En lisant cet arrêté royal, son article 1er indique que la vente en vertu de la clause de voie parée doit être précédée de la mise en demeure signifiée au débiteur, de payer la somme due, dans un délai qui ne peut être inférieur à quinze jours. Cette mise en demeure énonce que, faute de paiement, il sera procédé aux formalités tendant à l’expropriation de l’immeuble. C’est donc dire que, si le délai de quinze jours s’écoule sans aucune réaction du débiteur et sans payement, le juge doit prendre l’ordonnance autorisant la vente de l’immeuble. À mon avis, peu de « débiteurs défaillants » pourraient vendre leurs immeubles hypothèques pour rembourser la banque en 15 jours.

Ce qui m’a encore plus choqué, la procédure des ventes par voie parée n’oblige pas le juge à vérifier si la dette est réelle, et si le montant est vraiment dû. J’ai rencontré les clients débiteurs qui déplorent que leurs immeubles ont été rachetés par la banque en leur absence ou leur insu. D’autres fustigent que leurs immeubles ont été vendus à un prix inférieur à leur valeur.
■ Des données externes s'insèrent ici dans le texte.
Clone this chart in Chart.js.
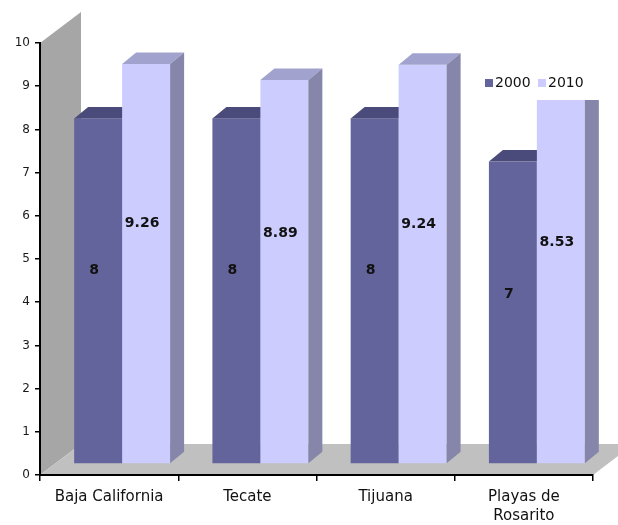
<!DOCTYPE html>
<html>
<head>
<meta charset="utf-8">
<script src="https://cdn.jsdelivr.net/npm/chart.js@4/dist/chart.umd.min.js"></script>
<style>
  html, body { margin: 0; padding: 0; background: #ffffff; }
  #wrap { width: 618px; height: 525px; }
</style>
</head>
<body>
<div id="wrap"><canvas id="c" width="618" height="525"></canvas></div>
<script>
// Municipalities (x categories)
const categories = ['Baja California', 'Tecate', 'Tijuana', ['Playas de', 'Rosarito']];
// Values per census year
const series2000 = [8, 8, 8, 7];
const series2010 = [9.26, 8.89, 9.24, 8.53];
const seriesNames = ['2000', '2010'];
// Value axis range
const yMin = 0;
const yMax = 10;
const yStep = 1;

// Extruded-column look: room depth, column offset into the room and column depth
const DEPTH = { wallDx: 41, wallDy: -31, offX: 13, offY: -11, barDx: 14, barDy: -11.5 };
const FACES = [
  { front: '#64649c', top: '#4b4b7b', side: '#4b4b7b', labelFrac: 0.44 },
  { front: '#ccccff', top: '#a2a2ce', side: '#8686aa', labelFrac: 0.40 }
];
const FONT = 'DejaVu Sans';

function poly(ctx, pts, color) {
  ctx.beginPath();
  ctx.moveTo(pts[0][0], pts[0][1]);
  for (let i = 1; i < pts.length; i++) ctx.lineTo(pts[i][0], pts[i][1]);
  ctx.closePath();
  ctx.fillStyle = color;
  ctx.fill();
}

// Back wall and floor behind the axes
const roomPlugin = {
  id: 'room',
  beforeDraw(chart) {
    const { ctx, chartArea: a } = chart;
    const dx = DEPTH.wallDx, dy = DEPTH.wallDy;
    ctx.save();
    poly(ctx, [[a.left, a.bottom], [a.left, a.top], [a.left + dx, a.top + dy], [a.left + dx, a.bottom + dy]], '#a6a6a6');
    poly(ctx, [[a.left, a.bottom], [a.right, a.bottom], [a.right + dx, a.bottom + dy], [a.left + dx, a.bottom + dy]], '#c0c0c0');
    ctx.restore();
  }
};

// Columns drawn as boxes from the bar elements laid out by the scales
const columnsPlugin = {
  id: 'columns',
  beforeDatasetDraw() { return false; },
  afterDatasetsDraw(chart) {
    const ctx = chart.ctx;
    const n = chart.data.labels.length;
    const labels = [];
    ctx.save();
    for (let i = 0; i < n; i++) {
      chart.data.datasets.forEach((ds, d) => {
        const el = chart.getDatasetMeta(d).data[i];
        const p = el.getProps(['x', 'y', 'base', 'width'], true);
        const f = FACES[d];
        const left = p.x - p.width / 2 + DEPTH.offX;
        const right = left + p.width;
        const top = p.y + DEPTH.offY;
        const bottom = p.base + DEPTH.offY;
        const bx = DEPTH.barDx, by = DEPTH.barDy;
        ctx.fillStyle = f.front;
        ctx.fillRect(left, top, p.width, bottom - top);
        poly(ctx, [[left, top], [left + bx, top + by], [right + bx, top + by], [right, top]], f.top);
        poly(ctx, [[right, top], [right + bx, top + by], [right + bx, bottom + by], [right, bottom]], f.side);
        labels.push({ text: String(ds.data[i]), x: (left + right) / 2 - 4, y: top + f.labelFrac * (bottom - top) });
      });
    }
    ctx.font = 'bold 14px "' + FONT + '"';
    ctx.fillStyle = '#111111';
    ctx.textAlign = 'center';
    ctx.textBaseline = 'middle';
    labels.forEach(l => ctx.fillText(l.text, l.x, l.y));
    ctx.restore();
  }
};

// Legend in a white box at the upper right
const legendPlugin = {
  id: 'boxLegend',
  afterDraw(chart) {
    const ctx = chart.ctx;
    ctx.save();
    ctx.fillStyle = '#ffffff';
    ctx.fillRect(468, 67, 146, 33);
    ctx.font = '14px "' + FONT + '"';
    ctx.textBaseline = 'middle';
    ctx.textAlign = 'left';
    const xs = [485, 538];
    chart.data.datasets.forEach((ds, d) => {
      ctx.fillStyle = FACES[d].front;
      ctx.fillRect(xs[d], 79, 8, 8);
      ctx.fillStyle = '#111111';
      ctx.fillText(ds.label, xs[d] + 10, 83.5);
    });
    ctx.restore();
  }
};

new Chart(document.getElementById('c'), {
  type: 'bar',
  data: {
    labels: categories,
    datasets: [
      { label: seriesNames[0], data: series2000, backgroundColor: FACES[0].front },
      { label: seriesNames[1], data: series2010, backgroundColor: FACES[1].front }
    ]
  },
  options: {
    responsive: false,
    animation: false,
    devicePixelRatio: 1,
    datasets: { bar: { categoryPercentage: 0.694, barPercentage: 1 } },
    layout: { padding: { top: 43, right: 25, left: 0, bottom: 0 } },
    plugins: { legend: { display: false }, tooltip: { enabled: false } },
    scales: {
      x: {
        grid: { display: true, drawOnChartArea: false, offset: true, tickLength: 6, color: '#000000', lineWidth: 1.5 },
        border: { display: true, color: '#000000', width: 2 },
        ticks: { font: { family: FONT, size: 15, lineHeight: 1.27 }, color: '#111111', padding: 7, maxRotation: 0, autoSkip: false },
        afterFit(s) { s.height = 50; }
      },
      y: {
        min: yMin, max: yMax,
        grid: { display: true, drawOnChartArea: false, tickLength: 5, color: '#000000', lineWidth: 1.5 },
        border: { display: true, color: '#000000', width: 2 },
        ticks: { stepSize: yStep, font: { family: FONT, size: 12 }, color: '#1a1a1a', padding: 5 },
        afterFit(s) { s.width = 40; }
      }
    }
  },
  plugins: [roomPlugin, columnsPlugin, legendPlugin]
});
</script>
</body>
</html>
Il est aussi vrai que la vente par voie parée permet aux créanciers de laisser «dormir» la dette, puis de surprendre le débiteur, en réclamant des montants indus plus les intérêts capitalisés. Je comprends mal pourquoi l’Etat a attendu des années pour secourir les consommateurs des crédits.

«Vaut mieux tard que jamais»

L’adage français ne croyait pas si bien dire. Une nouvelle loi bancaire régissant la vente des biens immobiliers des « débiteurs défaillants » a été mise en place. Une loi que je qualifierais de salvatrice pour les consommateurs de crédit. En jetant le coup d’œil sur cette nouvelle loi, son article 95 est libellé ainsi : « Est nulle toute clause, qui permet à un établissement de crédit de devenir propriétaire de l’immeuble hypothèque à défaut de paiement. » Quel progrès? J’ai conclu que les banques perdent leur pouvoir de réaliser les hypothèques à leur guise.

De surcroît, cette loi précise noir sur blanc qu’en cas de non remboursement, le débiteur hypothécaire est tenu, dans un délai d’une année au plus tard à compter de la première mise en demeure, de vendre par ses propres soins, le bien hypothèque pour désintéresser le créancier avec le prix de réalisation.

À défaut de la vente par le débiteur lui-même dans une année, le créancier peut adresser une requête de vente publique du bien hypothèque au président du Tribunal de commerce qui, par voie d’ordonnance, saisit le Directeur des titres fonciers endéans un mois à compter de la requête aux fins d’organiser une vente publique. Dans ce cas, le créancier ne peut pas se porter acquéreur de l’immeuble sauf, si le prix offert est inférieur à la valeur de l’arrêté au moment de l’octroi du crédit.

Selon le président de l’Abuco , Noël Nkurunziza, cette loi constitue un atout pour les consommateurs des crédits. Le délai leur accorde un temps suffisant pour s’organiser et vendre eux-mêmes leurs hypothèques.

Malheureusement, c’est dommage que cette loi salvatrice ne soit pas rétroactive pour rétablir les victimes de l’arrêté belge dans leurs droits.